§ Problem statement
Track down every line below that holds "chart" and copy it.

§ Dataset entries

***

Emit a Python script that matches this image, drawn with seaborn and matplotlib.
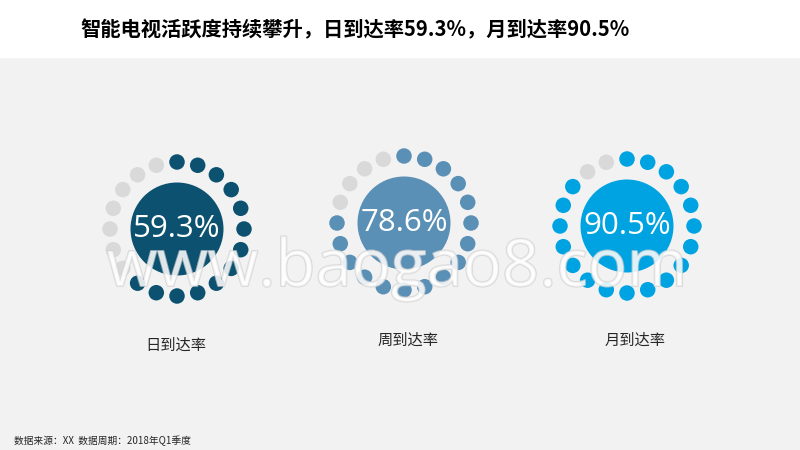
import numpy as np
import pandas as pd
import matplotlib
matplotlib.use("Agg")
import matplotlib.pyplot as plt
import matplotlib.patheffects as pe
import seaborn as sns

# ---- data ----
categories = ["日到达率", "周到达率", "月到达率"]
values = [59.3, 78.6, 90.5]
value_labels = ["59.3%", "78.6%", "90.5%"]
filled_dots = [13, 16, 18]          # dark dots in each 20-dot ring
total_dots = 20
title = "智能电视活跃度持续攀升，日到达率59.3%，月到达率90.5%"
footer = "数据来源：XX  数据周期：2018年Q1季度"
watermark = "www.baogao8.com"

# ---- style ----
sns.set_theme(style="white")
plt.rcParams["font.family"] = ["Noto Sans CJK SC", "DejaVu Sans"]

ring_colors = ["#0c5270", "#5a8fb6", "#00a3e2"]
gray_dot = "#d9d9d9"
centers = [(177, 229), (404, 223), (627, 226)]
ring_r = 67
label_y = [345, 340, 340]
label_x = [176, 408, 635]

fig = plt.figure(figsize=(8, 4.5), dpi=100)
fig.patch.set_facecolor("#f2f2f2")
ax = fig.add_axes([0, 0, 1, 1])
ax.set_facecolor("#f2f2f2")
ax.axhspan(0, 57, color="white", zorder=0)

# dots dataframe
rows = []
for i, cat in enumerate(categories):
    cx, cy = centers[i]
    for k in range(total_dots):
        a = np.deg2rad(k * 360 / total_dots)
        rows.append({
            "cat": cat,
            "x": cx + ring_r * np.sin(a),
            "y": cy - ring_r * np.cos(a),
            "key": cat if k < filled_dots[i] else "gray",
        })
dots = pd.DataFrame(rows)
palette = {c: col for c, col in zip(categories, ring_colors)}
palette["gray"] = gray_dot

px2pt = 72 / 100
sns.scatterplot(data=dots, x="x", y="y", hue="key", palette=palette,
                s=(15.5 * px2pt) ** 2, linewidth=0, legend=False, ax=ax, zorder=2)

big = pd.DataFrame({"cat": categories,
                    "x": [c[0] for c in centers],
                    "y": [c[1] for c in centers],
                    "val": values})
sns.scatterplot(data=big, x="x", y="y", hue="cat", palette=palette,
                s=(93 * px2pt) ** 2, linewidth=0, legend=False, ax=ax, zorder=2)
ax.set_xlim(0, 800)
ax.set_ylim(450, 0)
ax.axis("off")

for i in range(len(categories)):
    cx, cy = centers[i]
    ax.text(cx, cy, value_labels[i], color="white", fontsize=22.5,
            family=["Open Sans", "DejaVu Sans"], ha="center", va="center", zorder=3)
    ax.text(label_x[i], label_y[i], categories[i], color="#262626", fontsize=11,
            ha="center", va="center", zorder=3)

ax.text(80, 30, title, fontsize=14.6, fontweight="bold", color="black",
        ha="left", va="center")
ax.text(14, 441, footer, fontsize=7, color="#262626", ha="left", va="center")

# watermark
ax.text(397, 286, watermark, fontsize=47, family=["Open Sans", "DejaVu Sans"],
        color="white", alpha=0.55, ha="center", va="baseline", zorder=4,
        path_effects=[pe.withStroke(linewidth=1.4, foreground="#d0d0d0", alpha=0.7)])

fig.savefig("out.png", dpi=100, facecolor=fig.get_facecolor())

***

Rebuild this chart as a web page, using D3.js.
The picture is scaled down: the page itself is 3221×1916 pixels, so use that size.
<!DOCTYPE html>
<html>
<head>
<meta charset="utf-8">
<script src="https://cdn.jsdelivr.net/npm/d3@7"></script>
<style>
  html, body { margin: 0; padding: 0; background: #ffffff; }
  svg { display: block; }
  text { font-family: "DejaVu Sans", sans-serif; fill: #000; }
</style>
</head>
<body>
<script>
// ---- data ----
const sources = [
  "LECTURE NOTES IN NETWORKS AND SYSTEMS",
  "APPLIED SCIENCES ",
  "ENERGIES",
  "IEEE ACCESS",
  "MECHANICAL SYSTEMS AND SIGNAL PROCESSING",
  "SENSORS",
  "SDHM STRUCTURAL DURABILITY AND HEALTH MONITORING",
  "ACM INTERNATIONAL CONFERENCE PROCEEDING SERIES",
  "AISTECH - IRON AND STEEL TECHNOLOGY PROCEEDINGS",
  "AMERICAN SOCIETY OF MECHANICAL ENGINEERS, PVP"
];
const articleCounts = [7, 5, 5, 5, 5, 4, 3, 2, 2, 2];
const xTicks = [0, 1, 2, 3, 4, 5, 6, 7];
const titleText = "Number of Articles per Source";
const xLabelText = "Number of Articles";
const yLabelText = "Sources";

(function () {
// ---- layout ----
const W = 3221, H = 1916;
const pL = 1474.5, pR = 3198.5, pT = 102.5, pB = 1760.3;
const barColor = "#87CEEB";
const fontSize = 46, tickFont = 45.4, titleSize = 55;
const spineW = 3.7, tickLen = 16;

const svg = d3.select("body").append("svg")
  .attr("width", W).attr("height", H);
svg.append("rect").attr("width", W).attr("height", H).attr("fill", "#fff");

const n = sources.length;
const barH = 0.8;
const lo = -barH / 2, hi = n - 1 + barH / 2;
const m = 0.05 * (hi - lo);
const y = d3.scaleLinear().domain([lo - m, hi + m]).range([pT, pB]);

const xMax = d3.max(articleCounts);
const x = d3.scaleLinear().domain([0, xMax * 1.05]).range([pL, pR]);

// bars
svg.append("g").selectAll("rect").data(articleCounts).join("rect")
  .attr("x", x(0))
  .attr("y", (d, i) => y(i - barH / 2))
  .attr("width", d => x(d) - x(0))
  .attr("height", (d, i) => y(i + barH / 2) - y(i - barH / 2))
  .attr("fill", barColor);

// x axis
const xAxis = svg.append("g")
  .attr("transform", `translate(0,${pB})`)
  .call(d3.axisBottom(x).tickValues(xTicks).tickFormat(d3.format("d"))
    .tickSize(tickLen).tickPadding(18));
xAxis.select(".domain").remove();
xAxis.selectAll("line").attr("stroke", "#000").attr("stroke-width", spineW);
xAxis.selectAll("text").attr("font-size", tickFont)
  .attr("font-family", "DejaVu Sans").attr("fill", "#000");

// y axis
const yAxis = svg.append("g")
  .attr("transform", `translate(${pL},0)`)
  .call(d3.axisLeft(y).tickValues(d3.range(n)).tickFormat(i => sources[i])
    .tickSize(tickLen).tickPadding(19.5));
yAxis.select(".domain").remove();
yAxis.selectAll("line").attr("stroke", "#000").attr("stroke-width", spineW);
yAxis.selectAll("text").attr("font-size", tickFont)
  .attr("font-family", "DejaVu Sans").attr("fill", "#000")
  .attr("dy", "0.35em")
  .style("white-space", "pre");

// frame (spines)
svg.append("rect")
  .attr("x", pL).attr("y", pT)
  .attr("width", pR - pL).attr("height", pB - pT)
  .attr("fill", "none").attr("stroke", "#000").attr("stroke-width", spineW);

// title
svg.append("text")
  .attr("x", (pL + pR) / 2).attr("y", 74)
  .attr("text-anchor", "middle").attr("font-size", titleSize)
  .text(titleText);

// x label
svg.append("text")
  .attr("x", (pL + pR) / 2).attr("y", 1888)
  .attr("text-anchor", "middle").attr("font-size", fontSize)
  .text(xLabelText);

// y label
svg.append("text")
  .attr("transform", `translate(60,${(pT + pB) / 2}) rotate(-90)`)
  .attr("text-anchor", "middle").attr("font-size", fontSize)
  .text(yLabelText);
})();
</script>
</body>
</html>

***

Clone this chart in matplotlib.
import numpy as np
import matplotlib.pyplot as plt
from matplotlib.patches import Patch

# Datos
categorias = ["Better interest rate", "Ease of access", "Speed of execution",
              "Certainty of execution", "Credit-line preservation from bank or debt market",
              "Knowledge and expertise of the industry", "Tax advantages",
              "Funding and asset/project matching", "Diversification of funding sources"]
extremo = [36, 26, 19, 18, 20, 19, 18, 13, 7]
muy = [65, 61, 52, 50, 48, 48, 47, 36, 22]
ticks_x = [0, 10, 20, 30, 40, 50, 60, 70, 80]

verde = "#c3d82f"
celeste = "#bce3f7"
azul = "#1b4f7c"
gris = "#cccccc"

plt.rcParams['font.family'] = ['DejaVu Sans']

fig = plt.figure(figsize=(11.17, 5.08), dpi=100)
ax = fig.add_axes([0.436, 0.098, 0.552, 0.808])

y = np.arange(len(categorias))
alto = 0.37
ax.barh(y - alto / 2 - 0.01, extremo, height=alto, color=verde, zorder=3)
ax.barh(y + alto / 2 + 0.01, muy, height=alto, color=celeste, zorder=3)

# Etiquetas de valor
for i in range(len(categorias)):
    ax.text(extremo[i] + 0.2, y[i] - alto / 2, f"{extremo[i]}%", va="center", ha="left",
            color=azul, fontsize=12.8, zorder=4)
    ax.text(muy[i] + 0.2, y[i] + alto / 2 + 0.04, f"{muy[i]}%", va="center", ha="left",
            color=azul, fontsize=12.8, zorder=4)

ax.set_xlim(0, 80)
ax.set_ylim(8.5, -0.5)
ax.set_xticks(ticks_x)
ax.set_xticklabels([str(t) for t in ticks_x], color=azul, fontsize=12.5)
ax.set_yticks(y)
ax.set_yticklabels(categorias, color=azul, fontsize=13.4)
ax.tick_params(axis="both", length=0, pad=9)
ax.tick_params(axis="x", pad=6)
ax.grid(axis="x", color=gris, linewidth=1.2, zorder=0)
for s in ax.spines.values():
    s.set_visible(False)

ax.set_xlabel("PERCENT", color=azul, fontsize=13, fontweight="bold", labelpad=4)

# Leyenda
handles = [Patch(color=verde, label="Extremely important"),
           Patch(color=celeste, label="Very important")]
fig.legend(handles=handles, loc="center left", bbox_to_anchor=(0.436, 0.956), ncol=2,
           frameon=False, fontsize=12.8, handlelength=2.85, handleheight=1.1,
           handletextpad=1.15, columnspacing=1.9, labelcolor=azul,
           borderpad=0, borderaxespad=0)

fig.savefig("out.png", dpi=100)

***

§ Expected output
Rebuild this chart as a web page, using D3.js.
Clone this chart in matplotlib.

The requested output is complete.